As of August 2012 the distribution includes a sample Ken
application that uses C++ STL.
- What kinds of OSes can Ken run on?
- Ken is intended to be portable across POSIX-compliant
systems. It has been tested on HP-UX and on several
distributions of Linux.
- What about Mac OS X?
- Members of the Ken community have reported that Ken can be
made to work successfully on Mac OS X, with a bit of
effort. Mac OS X appears to have a few POSIX
non-compliance issues that complicate compilation, and
special compilation may be required to ensure successful
recovery. Furthermore the default file system reportedly
doesn't support sparse files, which Ken requires.

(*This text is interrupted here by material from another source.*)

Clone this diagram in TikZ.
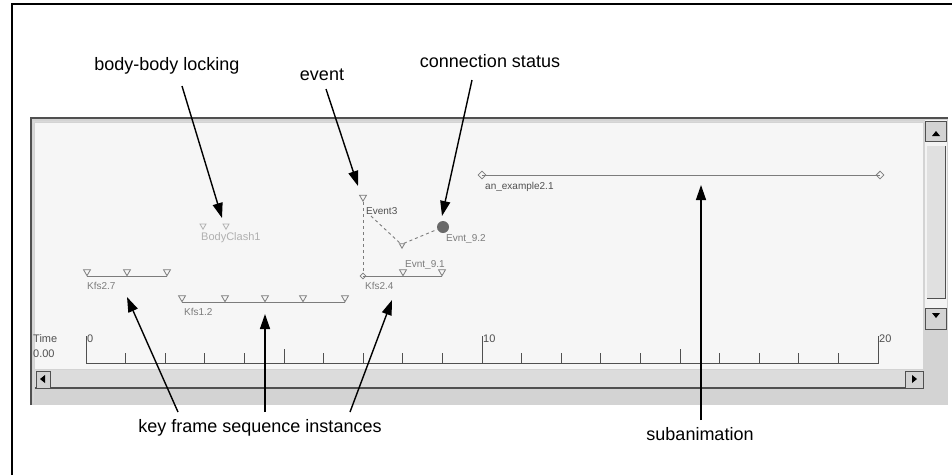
\documentclass[tikz,border=0pt]{standalone}
\usepackage{fontspec}
\setmainfont{Liberation Sans}
\usetikzlibrary{arrows.meta,shapes.geometric}
\definecolor{wingray}{HTML}{D3D3D3}
\definecolor{canvas}{HTML}{F6F6F6}
\definecolor{bevel}{HTML}{505050}
\definecolor{itemc}{HTML}{7C7C7C}
\definecolor{itemlight}{HTML}{B0B0B0}
\tikzset{
  callout/.style={font=\fontsize{18}{20}\selectfont, inner sep=0pt, anchor=base},
  pointer/.style={draw=black, line width=1.4pt, -{Triangle[length=15pt,width=10pt]}},
  guitext/.style={font=\fontsize{10}{11}\selectfont, inner sep=0pt, anchor=base west, text=itemc},
  track/.style={draw=itemc, line width=1pt},
  kmark/.style={regular polygon, regular polygon sides=3, shape border rotate=180, draw=itemc, line width=0.8pt, minimum size=8pt, inner sep=0pt, anchor=south},
  dmark/.style={diamond, draw=itemc, line width=0.8pt, minimum size=8pt, inner sep=0pt},
  btn/.style={fill=wingray, draw=bevel, line width=1pt},
  rulertext/.style={font=\fontsize{11}{12}\selectfont, inner sep=0pt, anchor=base west, text=bevel},
}
\begin{document}
\begin{tikzpicture}[x=1pt,y=-1pt]
\useasboundingbox (0,0) rectangle (952,475);
\fill[white] (0,0) rectangle (952,475);
% outer frame
\draw[line width=1.3pt] (12,475) -- (12,4) -- (952,4);
% window
\fill[wingray] (30,117) rectangle (948,405);
\draw[bevel, line width=2pt] (31,405) -- (31,118) -- (948,118);
\draw[white!85!black, line width=1pt] (33,403) -- (33,121) -- (946,121);
\fill[canvas] (35,123) rectangle (923,369);
% vertical scrollbar
\fill[canvas!90!wingray] (925,120) rectangle (947,330);
\draw[btn] (925,121) rectangle (946,141);
\fill[black] (932,136) -- (940,136) -- (936,131) -- cycle;
\fill[wingray!70!white] (927,146) rectangle (945,298);
\draw[bevel, line width=1pt] (945,146) -- (945,298) -- (927,298);
\draw[btn] (925,308) rectangle (946,329);
\fill[black] (932,313) -- (940,313) -- (936,318) -- cycle;
% horizontal scrollbar
\fill[wingray!80!white] (35,370) rectangle (923,388);
\draw[bevel, line width=1.5pt] (35,388) -- (923,388);
\draw[btn] (36,371) rectangle (50,388);
\fill[black] (40,379) -- (45,375) -- (45,383) -- cycle;
\draw[btn] (905,371) rectangle (923,388);
\fill[black] (917,379) -- (912,375) -- (912,383) -- cycle;
% ruler
\node[rulertext] (timelbl) at (33,342) {Time};
\node[rulertext] (timeval) at (33,357) {0.00};
\draw[bevel, line width=1pt] (86,336) -- (86,363) -- (878,363) -- (878,336);
\draw[bevel, line width=1pt] (482,336) -- (482,363);
\foreach \i in {1,...,9,11,12,13,14,16,17,18,19} {
  \draw[bevel, line width=0.9pt] (86+39.6*\i,363) -- ++(0,-10);
}
\draw[bevel, line width=0.9pt] (284,363) -- ++(0,-14);
\draw[bevel, line width=0.9pt] (680,363) -- ++(0,-14);
\node[rulertext] (r0) at (87,342) {0};
\node[rulertext] (r10) at (483,342) {10};
\node[rulertext] (r20) at (879,342) {20};
% subanimation track
\draw[track] (482,175) -- (880,175);
\node[dmark] (sa0) at (482,175) {};
\node[dmark] (sa1) at (880,175) {};
\node[guitext, text=bevel] (salbl) at (485,189) {an\_example2.1};
% body clash
\node[kmark, draw=itemlight, minimum size=7pt] (bc0) at (203,230) {};
\node[kmark, draw=itemlight, minimum size=7pt] (bc1) at (226,230) {};
\node[guitext, text=itemlight, font=\fontsize{11}{12}\selectfont] (bclbl) at (201,240) {BodyClash1};
% Kfs2.7
\draw[track] (87,276) -- (167,276);
\foreach \x/\n in {87/a,127/b,167/c} { \node[kmark] (k27\n) at (\x,276.5) {}; }
\node[guitext] (k27lbl) at (87,289) {Kfs2.7};
% Kfs1.2
\draw[track] (182,302) -- (345,302);
\foreach \x/\n in {182/a,225/b,265/c,303/d,345/e} { \node[kmark] (k12\n) at (\x,302.5) {}; }
\node[guitext] (k12lbl) at (184,315) {Kfs1.2};
% Kfs2.4
\draw[track] (363,276) -- (442,276);
\foreach \x/\n in {403/b,442/c} { \node[kmark] (k24\n) at (\x,276.5) {}; }
\node[dmark, minimum size=6pt] (k24a) at (363,276) {};
\node[guitext] (k24lbl) at (365,289) {Kfs2.4};
% events
\node[kmark] (ev3) at (363,202) {};
\node[guitext, text=bevel] (ev3lbl) at (366,214) {Event3};
\node[kmark, minimum size=6pt] (ev91) at (402,249) {};
\node[guitext] (ev91lbl) at (405,267) {Evnt\_9.1};
\node[circle, fill=itemc!85!black, minimum size=12pt, inner sep=0pt] (ev92) at (443,227) {};
\node[guitext] (ev92lbl) at (446,241) {Evnt\_9.2};
\draw[itemc, dashed, line width=0.9pt] (ev3.south) -- (k24a.north);
\draw[itemc, dashed, line width=0.9pt] (371,216) -- (ev91.north west);
\draw[itemc, dashed, line width=0.9pt] (ev91.north east) -- (ev92);
% callout labels
\node[callout] (lbody) at (167,70) {body-body locking};
\node[callout] (levent) at (322,80) {event};
\node[callout] (lconn) at (490,67) {connection status};
\node[callout] (lkey) at (260,432) {key frame sequence instances};
\node[callout] (lsub) at (700,440) {subanimation};
% arrow ends
\coordinate (b0) at (182,86);
\coordinate (b1) at (222,218);
\coordinate (e0) at (326,89);
\coordinate (e1) at (358,186);
\coordinate (c0) at (472,80);
\coordinate (c1) at (442,216);
\coordinate (s0) at (701,420);
\coordinate (s1) at (701,185);
\coordinate (k0a) at (178,412);
\coordinate (k0b) at (265,412);
\coordinate (k0c) at (350,412);
\coordinate (k1a) at (127,297);
\coordinate (k1b) at (265,314);
\coordinate (k1c) at (392,300);
\draw[pointer] (b0) -- (b1);
\draw[pointer] (e0) -- (e1);
\draw[pointer] (c0) -- (c1);
\draw[pointer] (s0) -- (s1);
\draw[pointer] (k0a) -- (k1a);
\draw[pointer] (k0b) -- (k1b);
\draw[pointer] (k0c) -- (k1c);
\end{tikzpicture}
\end{document}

The
workaround suggestions we've heard include: change the
code to catch SIGBUS rather than SIGSEGV when memory pages
are dirtied; use fcntl(F_FULLSYNC) instead of fsync()
because the latter doesn't provide durability on Mac OS X;
and "run Ken on a separate sparse disk image"
(not yet tested) or reduce the size of Ken's state blob to
circumvent the lack of sparse file support (tested
successfully). Compiling with "gcc -Xlinker
-no_pie" reportedly fixes an issue with mmap() that
might be due to address space layout randomization. These
suggestions come from the Ken community and have not been
evaluated by the core Ken team because we lack Mac OS X
machines. We have received a patch that embodies several
of the above workarounds; write to us if you'd like to try
it. (A much better solution would be for Mac OS X to
support POSIX compliance, at least as an option, if it
doesn't already.)
- Which Open Source license covers Ken?
- BSD.
- Can you help me get started with Ken?
- The Ken team will try to help those who have tried to
help themselves, particularly if you're committed to
building something useful atop Ken. We will also try
to leverage support from the Ken user and developer
community. If you're interested in improving the Ken
infrastructure rather than developing applications
atop Ken, we can try to work together.